On a six à huit mois d'avance. Si je commence à regarder ce qui se fait au niveau de l'actualité, honnêtement, j'achète plus rien. Donc j'essaye de rester sur ma ligne de conduite en me disant « T'inquiète pas, fais ton boulot, fais que tes équipes soient au rendez-vous et derrière, ça nous sourira » parce qu'on a la chance d'être sur un segment qui n’est pas trop impacté. On n’est pas sur le segment du grand luxe, le grand luxe explose, mais on n’est pas bas de gamme non plus. On est sur du contemporain, sur une classe de clients qui s'en sort pas trop mal et du coup, si on leur fait une meilleure proposition, un meilleur accueil qu'ailleurs, ils vont continuer à venir. On a un réseau de boutiques physiques qui fonctionne très bien ainsi qu’en digital.

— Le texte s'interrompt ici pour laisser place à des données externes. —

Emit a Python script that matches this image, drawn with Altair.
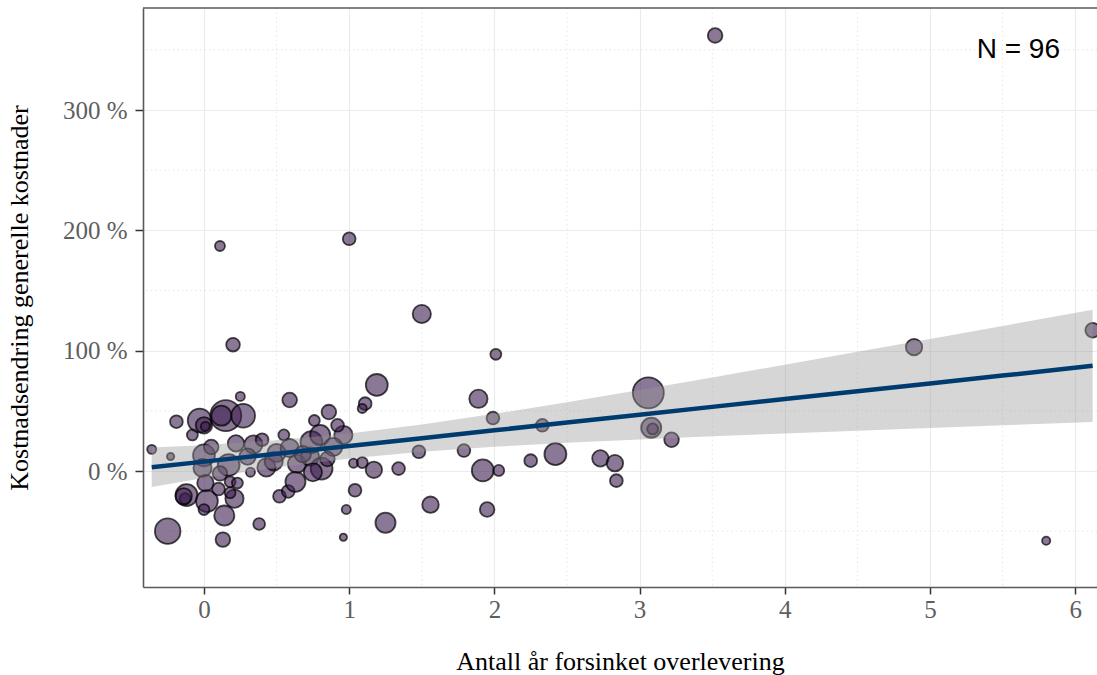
import altair as alt
import pandas as pd

# Years of delayed delivery per project
forsinkelse = [
    -0.36, -0.23, -0.19, -0.03, 0.00, 0.01, 0.15, 0.12, 0.27, 0.20,
    0.25, 0.11, 0.00, -0.01, 0.17, 0.11, 0.32, 0.22, 0.34, -0.12,
    -0.13, -0.14, 0.01, 0.02, 0.00, 0.14, 0.13, -0.25, 0.38, 0.18,
    0.23, 0.21, 0.18, 0.43, 0.50, 0.48, 0.59, 0.59, 0.64, 0.73,
    0.74, 0.80, 0.76, 0.86, 0.96, 0.89, 0.81, 0.75, 0.52, 0.58,
    0.63, 1.03, 1.09, 1.17, 1.34, 1.04, 0.98, 0.96, 1.25, 1.19,
    1.11, 1.09, 1.00, 1.50, 2.01, 1.89, 1.99, 1.48, 1.79, 1.92,
    2.03, 2.25, 2.33, 2.42, 1.56, 1.95, 3.06, 3.08, 3.09, 3.22,
    2.73, 2.83, 2.84, 3.52, 4.89, 6.12, 5.80, 0.30, 0.05, 0.68,
    0.85, -0.08, 0.40, 0.55, 0.10, 0.92,
]

# Change in general costs, percent
kostnadsendring = [
    18, 12, 41, 42, 38, 37, 46, 46, 46, 105,
    62, 187, 13, 2.5, 5, -2, -1, 23, 22, -20,
    -23, -21, -10, -25, -32, -37, -57, -50, -44, -9,
    -10, -23, -18, 3, 15, 8, 19, 59, 6, 12,
    24, 30, 42, 49, 30, 20, 2, -1, -21, -17,
    -9, 6.5, 7, 1, 2, -16, -32, -55, -43, 71.5,
    56, 52, 193, 130.5, 97, 60, 44, 16, 17, 0.5,
    0.5, 8.6, 38, 14, -28, -32, 65, 36, 35, 26,
    10.5, 6.5, -8, 362, 103, 117, -58, 12, 20, 14,
    10, 30, 26, 30, -15, 38,
]

# Project size (bubble area)
prosjektstorrelse = [
    25, 16, 49, 169, 81, 25, 289, 121, 169, 56,
    25, 30, 144, 100, 144, 64, 25, 81, 100, 144,
    36, 81, 81, 144, 36, 121, 64, 196, 42, 36,
    36, 100, 36, 100, 100, 100, 100, 64, 100, 100,
    144, 121, 36, 64, 100, 100, 144, 100, 49, 49,
    121, 25, 36, 81, 49, 49, 25, 16, 121, 144,
    49, 25, 49, 100, 36, 100, 49, 49, 49, 144,
    36, 49, 49, 144, 81, 64, 289, 121, 36, 64,
    81, 81, 49, 64, 81, 64, 20, 81, 64, 81,
    64, 36, 49, 36, 49, 49,
]

# Linear fit with 95 % confidence band
fit_x = [-0.36, 0.0, 0.5, 1.0, 1.5, 2.0, 2.5, 3.0, 3.5, 4.0, 4.5, 5.0, 5.5, 6.12]
fit_mid = [3.1, 7.8, 14.3, 20.8, 27.3, 33.8, 40.3, 46.8, 53.3, 59.8, 66.3, 72.8, 79.3, 87.4]
fit_lo = [-13.3, -5.9, 3.0, 10.4, 16.0, 20.1, 23.4, 26.2, 28.8, 31.2, 33.5, 35.8, 38.0, 40.8]
fit_hi = [19.5, 21.5, 25.6, 31.2, 38.6, 47.5, 57.2, 67.4, 77.8, 88.4, 99.1, 109.8, 120.6, 134.0]

# Axis ticks and dotted minor grid
x_ticks = [0, 1, 2, 3, 4, 5, 6]
y_ticks = [0, 100, 200, 300]
minor_x = [0.5, 1.5, 2.5, 3.5, 4.5, 5.5]
minor_y = [-50, 50, 150, 250, 350]

pts = pd.DataFrame({"x": forsinkelse, "y": kostnadsendring, "s": prosjektstorrelse})
fit = pd.DataFrame({"x": fit_x, "y": fit_mid, "lo": fit_lo, "hi": fit_hi})
n_label = pd.DataFrame({"x": [5.895], "y": [350], "t": [f"N = {len(pts)}"]})

W, H = 954, 579
xsc = alt.Scale(domain=[-0.42, 6.15], nice=False, zero=False)
ysc = alt.Scale(domain=[-96.4, 384.8], nice=False, zero=False)

serif = "Liberation Serif"
xax = alt.Axis(
    values=x_ticks, format="d", title="Antall år forsinket overlevering",
    labelFont=serif, labelFontSize=25, labelColor="#5e5e5e", labelPadding=3,
    titleFont=serif, titleFontSize=26, titleColor="black", titleFontWeight="normal",
    titlePadding=26, tickColor="#333333", tickSize=7, tickWidth=1.5,
    domainColor="#5a5a5a", domainWidth=1.6, gridColor="#ebebeb", gridWidth=1.1,
    labelFlush=False,
)
yax = alt.Axis(
    values=y_ticks, labelExpr="datum.value + ' %'", title="Kostnadsendring generelle kostnader",
    labelFont=serif, labelFontSize=25, labelColor="#5e5e5e", labelPadding=8,
    titleFont=serif, titleFontSize=26, titleColor="black", titleFontWeight="normal",
    titlePadding=30, tickColor="#333333", tickSize=8, tickWidth=1.5,
    domainColor="#5a5a5a", domainWidth=1.6, gridColor="#ebebeb", gridWidth=1.1,
    labelFlush=False,
)

X = lambda f="x": alt.X(f"{f}:Q", scale=xsc, axis=xax)
Y = lambda f="y": alt.Y(f"{f}:Q", scale=ysc, axis=yax)

grid_x = alt.Chart(pd.DataFrame({"x": minor_x})).mark_rule(
    color="#e6e6e6", strokeWidth=1, strokeDash=[1.5, 3]
).encode(x=X())

grid_y = alt.Chart(pd.DataFrame({"y": minor_y})).mark_rule(
    color="#e6e6e6", strokeWidth=1, strokeDash=[1.5, 3]
).encode(y=Y())

points = alt.Chart(pts).mark_circle(
    fill="#3e1e50", fillOpacity=0.6, stroke="black", strokeOpacity=0.7,
    strokeWidth=1.8, opacity=1, clip=True,
).encode(
    x=X(), y=Y(),
    size=alt.Size("s:Q", scale=alt.Scale(domain=[0, 300], range=[0, 1000]), legend=None),
)

band = alt.Chart(fit).mark_area(color="#999999", opacity=0.4, clip=True).encode(
    x=X(), y=Y("lo"), y2="hi:Q"
)

line = alt.Chart(fit).mark_line(color="#003b6f", strokeWidth=4.5, clip=True).encode(
    x=X(), y=Y()
)

label = alt.Chart(n_label).mark_text(
    font="Liberation Sans", fontSize=28, color="black", align="right", baseline="middle"
).encode(x=X(), y=Y(), text="t:N")

top_border = alt.Chart(pd.DataFrame({"a": [0]})).mark_rule(
    color="#5a5a5a", strokeWidth=1.6
).encode(x=alt.value(0), x2=alt.value(W), y=alt.value(0))

chart = alt.layer(grid_x, grid_y, points, band, line, label, top_border).properties(
    width=W, height=H,
    autosize=alt.AutoSizeParams(type="none"),
    padding={"left": 143, "top": 8, "right": 0, "bottom": 88},
    background="white",
).configure_view(stroke=None)

chart.save("out.html", embed_options={"renderer": "svg", "actions": False})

Après, ce qui nous impacte le plus, et il faut s'en servir comme une force, ce sont les réseaux sociaux, notamment Instagram, Pinterest ou TikTok. Ce sont de vrais outils de travail. Ça a cassé certaines barrières parce que les marques peuvent être contactées en direct. Pour peu qu'elles aient un peu de goût, on se rend compte très rapidement si une marque a du potentiel. Il y a aussi l'influence des médias et des tendances culturelles. Par exemple, l'exposition sur Basquiat et Warhol, forcément, à un moment donné, je sais que ça va faire écho à la communication ou à l'actualité culturelle du moment. C'est notre métier de se servir aussi des infos entrantes.
Pouvez-vous nous parler des collaborations et partenariats de Lulli pour la saison printemps-été 2024 ?
Lulli rentre dans une nouvelle ère et enrichit son catalogue de marques que l’on appelle « créateurs ». En plus d'Isabel Marant, Zimmermann, Patou, Marni, nous sommes très heureux de collaborer cette année avec Rabanne, dont le show PE24 était incroyable, ou encore JW Anderson et Proenza Schouler pour une nouvelle offre de chaussures. Ces nouvelles collaborations marquent un nouveau virage chez Lulli pour l’été prochain. Pour autant, nous souhaitons continuer à proposer une offre large et accessible, car Lulli s’adresse à toutes les femmes.